4. Involuntary Emotional Expression Disorder

Your best friend’s mother just passed away, but you can’t resist laughing at the news. No, you’re not insensitive or crazy: You have Involuntary Emotional Expression Disorder (IEED).

IEED is when you have the opposite response to what is expected. People with this condition have episodes of crying, laughter, or anger that’s out of line with their present mood. For example, you may giggle during an argument or feel sad when something good happens.

IEED is caused by an injury to the neurological pathways that control your emotions. It’s common in people who have had a stroke, sustained a traumatic brain injury, or have a neurological disorder like multiple sclerosis, Parkinson’s disease or dementia.

IEED is underdiagnosed and undertreated as it’s often confused with other mood disorders like depression.

5. Alexithymia

Does your partner accuse you of being distant or emotionless? Alexithymia may be the reason for your seemingly lack of feeling.
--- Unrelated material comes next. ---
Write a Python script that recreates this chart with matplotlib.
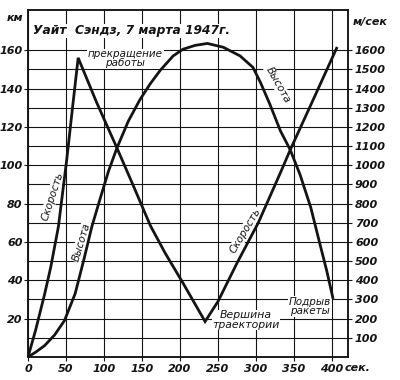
import numpy as np
import matplotlib.pyplot as plt
from matplotlib.ticker import FixedLocator
import matplotlib.transforms as mtransforms

# Данные
t_vys = [0, 10, 22, 35, 48, 62, 73, 84, 96, 106, 117, 132, 147, 160, 174, 191,
         204, 220, 236, 257, 279, 296, 306, 318, 332, 345, 358, 372, 384, 393, 401]
vysota = [0, 2.5, 6, 11.5, 19, 33, 50, 68, 84, 97, 109, 123, 134, 142, 149.5, 157,
          160.5, 162.5, 163.5, 161.5, 157, 151, 143, 132, 118, 108, 95, 78, 59, 45, 31]

t_skor = [0, 10, 22, 30, 40, 51, 58, 66, 90, 117, 140, 161, 180, 204, 233,
          250, 275, 303, 332, 345, 375, 406]
skorost = [0, 140, 330, 470, 680, 1030, 1280, 1560, 1330, 1090, 880, 685, 545, 385, 185,
           290, 490, 700, 960, 1080, 1340, 1610]

x_ticks = [0, 50, 100, 150, 200, 250, 300, 350, 400]
km_ticks = [20, 40, 60, 80, 100, 120, 140, 160]
km_minor = [10, 30, 50, 70, 90, 110, 130, 150]
ms_ticks = list(range(100, 1700, 100))

ink = '#141414'
fnt = dict(family='DejaVu Sans', style='italic', color=ink)
bg = dict(facecolor='white', edgecolor='none', pad=0.5)

fig = plt.figure(figsize=(4, 3.8), dpi=100)
ax = fig.add_axes([0.07, 0.0605, 0.80, 0.9135])
ax.set_xlim(0, 421)
ax.set_ylim(0, 181)

# сетка
ax.xaxis.set_major_locator(FixedLocator(x_ticks))
ax.yaxis.set_major_locator(FixedLocator(km_ticks))
ax.yaxis.set_minor_locator(FixedLocator(km_minor))
ax.grid(True, which='both', color=ink, lw=0.8, zorder=0.5)
ax.set_axisbelow(True)

# кривые (скорость в масштабе км*10)
ax.plot(t_vys, vysota, color=ink, lw=2.0, solid_joinstyle='miter', zorder=3)
ax.plot(t_skor, np.array(skorost) / 10, color=ink, lw=2.0, solid_joinstyle='miter', zorder=3)

for s in ax.spines.values():
    s.set_linewidth(1.1)
    s.set_color(ink)

ax.tick_params(axis='both', which='both', length=3, width=0.8, color=ink)
ax.tick_params(axis='y', which='minor', length=0)
ax.set_xticklabels([str(v) for v in x_ticks], fontsize=8, weight='bold', **fnt)
ax.set_yticklabels([str(v) for v in km_ticks], fontsize=8, weight='bold', **fnt)
ax.tick_params(axis='y', pad=1)
ax.tick_params(axis='x', pad=2)

ax2 = ax.twinx()
ax2.set_ylim(0, 1810)
ax2.yaxis.set_major_locator(FixedLocator(ms_ticks))
ax2.set_yticklabels([str(v) for v in ms_ticks], fontsize=8, weight='bold', **fnt)
ax2.tick_params(axis='y', length=3, width=0.8, color=ink, pad=2)
for s in ax2.spines.values():
    s.set_linewidth(1.1)
    s.set_color(ink)

# подписи (белый фон под текстом, но под кривыми)
ax.text(6.5, 170, 'Уайт  Сэндз, 7 марта 1947г.', fontsize=8.8, weight='bold',
        ha='left', va='center', bbox=bg, zorder=5, **fnt)
ax.text(128, 155.5, 'прекращение\nработы', fontsize=7.5, ha='center', va='center',
        linespacing=0.85, bbox=bg, zorder=2, **fnt)
ax.text(32, 84, 'Скорость', fontsize=7.5, rotation=72, ha='center', va='center',
        bbox=bg, zorder=2, **fnt)
ax.text(70, 60, 'Высота', fontsize=7.5, rotation=73, ha='center', va='center',
        bbox=bg, zorder=2, **fnt)
ax.text(329, 142, 'Высота', fontsize=7.5, rotation=-61, ha='center', va='center',
        bbox=bg, zorder=2, **fnt)
ax.text(286, 66, 'Скорость', fontsize=7.5, rotation=59, ha='center', va='center',
        bbox=bg, zorder=2, **fnt)
ax.text(287, 19.3, 'Вершина\nтраектории', fontsize=7.8, ha='center', va='center',
        linespacing=0.9, bbox=bg, zorder=2, **fnt)
ax.text(371, 26.2, 'Подрыв\nракеты', fontsize=7.5, ha='center', va='center',
        linespacing=0.9, bbox=bg, zorder=2, **fnt)

trans = mtransforms.blended_transform_factory(ax.transData, ax.transAxes)
ax.text(417, -0.018, 'сек.', fontsize=8, weight='bold', ha='left', va='top',
        transform=trans, **fnt)
fig.text(15 / 400, 1 - 18 / 380, 'км', fontsize=8, weight='bold', ha='center',
         va='center', **fnt)
fig.text(370 / 400, 1 - 22 / 380, 'м/сек', fontsize=8, weight='bold', ha='center',
         va='center', **fnt)

fig.savefig('out.png', dpi=100, facecolor='white')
Alexithymia is the medical term for not being able to understand and express your emotions fully. Everyone has some level of alexithymia, but it can become frustrating if yours is severe. Not knowing how to verbalise your feelings may cause people to think you’re lying or hiding something.

Alexithymia is more common in men. It’s often considered a personality trait, but has also been linked to post-traumatic stress disorder, and traumatic childhood events like abuse.